→ DATA
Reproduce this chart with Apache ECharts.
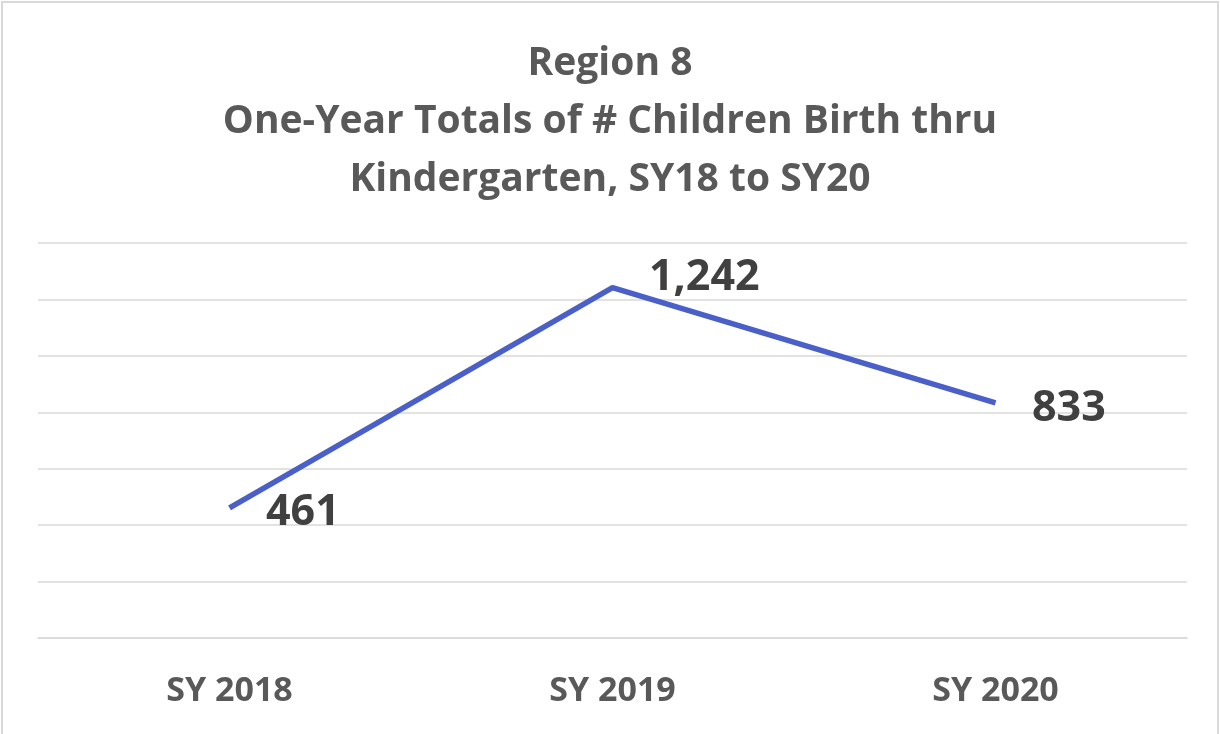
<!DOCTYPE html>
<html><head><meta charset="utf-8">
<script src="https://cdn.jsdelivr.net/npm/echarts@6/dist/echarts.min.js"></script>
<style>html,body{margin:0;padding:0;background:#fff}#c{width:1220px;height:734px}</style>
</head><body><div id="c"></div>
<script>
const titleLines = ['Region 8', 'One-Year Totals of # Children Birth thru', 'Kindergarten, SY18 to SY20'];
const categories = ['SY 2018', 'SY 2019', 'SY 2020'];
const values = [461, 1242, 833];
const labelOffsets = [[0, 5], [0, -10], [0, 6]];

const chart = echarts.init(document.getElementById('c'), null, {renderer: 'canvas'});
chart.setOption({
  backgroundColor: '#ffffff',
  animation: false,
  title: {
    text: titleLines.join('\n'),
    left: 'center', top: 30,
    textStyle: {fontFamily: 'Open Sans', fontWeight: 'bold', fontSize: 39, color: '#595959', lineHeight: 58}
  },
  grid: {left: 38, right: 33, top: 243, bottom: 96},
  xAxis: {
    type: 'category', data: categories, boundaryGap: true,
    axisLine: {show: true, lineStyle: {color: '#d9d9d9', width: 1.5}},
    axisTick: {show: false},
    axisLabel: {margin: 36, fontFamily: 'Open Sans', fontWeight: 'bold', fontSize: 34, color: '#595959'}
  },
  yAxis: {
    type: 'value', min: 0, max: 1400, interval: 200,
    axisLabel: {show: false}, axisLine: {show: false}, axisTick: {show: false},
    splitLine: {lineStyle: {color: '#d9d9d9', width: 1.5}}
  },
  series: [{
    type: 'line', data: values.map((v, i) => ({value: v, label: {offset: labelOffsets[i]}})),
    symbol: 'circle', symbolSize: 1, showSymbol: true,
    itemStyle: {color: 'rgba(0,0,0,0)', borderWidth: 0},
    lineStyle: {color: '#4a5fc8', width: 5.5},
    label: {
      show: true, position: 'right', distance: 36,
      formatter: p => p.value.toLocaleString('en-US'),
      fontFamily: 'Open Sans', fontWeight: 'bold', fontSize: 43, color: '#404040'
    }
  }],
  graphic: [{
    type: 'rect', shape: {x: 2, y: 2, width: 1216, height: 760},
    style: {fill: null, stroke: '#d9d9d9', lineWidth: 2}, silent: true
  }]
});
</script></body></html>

→ TO BE DONE
Without the pictures, please reproduce each line of the listing above exactly, from the first one through the line bearing "const labelOffsets = [[0, 5], [0, -10], [0, 6]];".

→ OUTPUT FOR THIS EXERCISE
Reproduce this chart with Apache ECharts.
<!DOCTYPE html>
<html><head><meta charset="utf-8">
<script src="https://cdn.jsdelivr.net/npm/echarts@6/dist/echarts.min.js"></script>
<style>html,body{margin:0;padding:0;background:#fff}#c{width:1220px;height:734px}</style>
</head><body><div id="c"></div>
<script>
const titleLines = ['Region 8', 'One-Year Totals of # Children Birth thru', 'Kindergarten, SY18 to SY20'];
const categories = ['SY 2018', 'SY 2019', 'SY 2020'];
const values = [461, 1242, 833];
const labelOffsets = [[0, 5], [0, -10], [0, 6]];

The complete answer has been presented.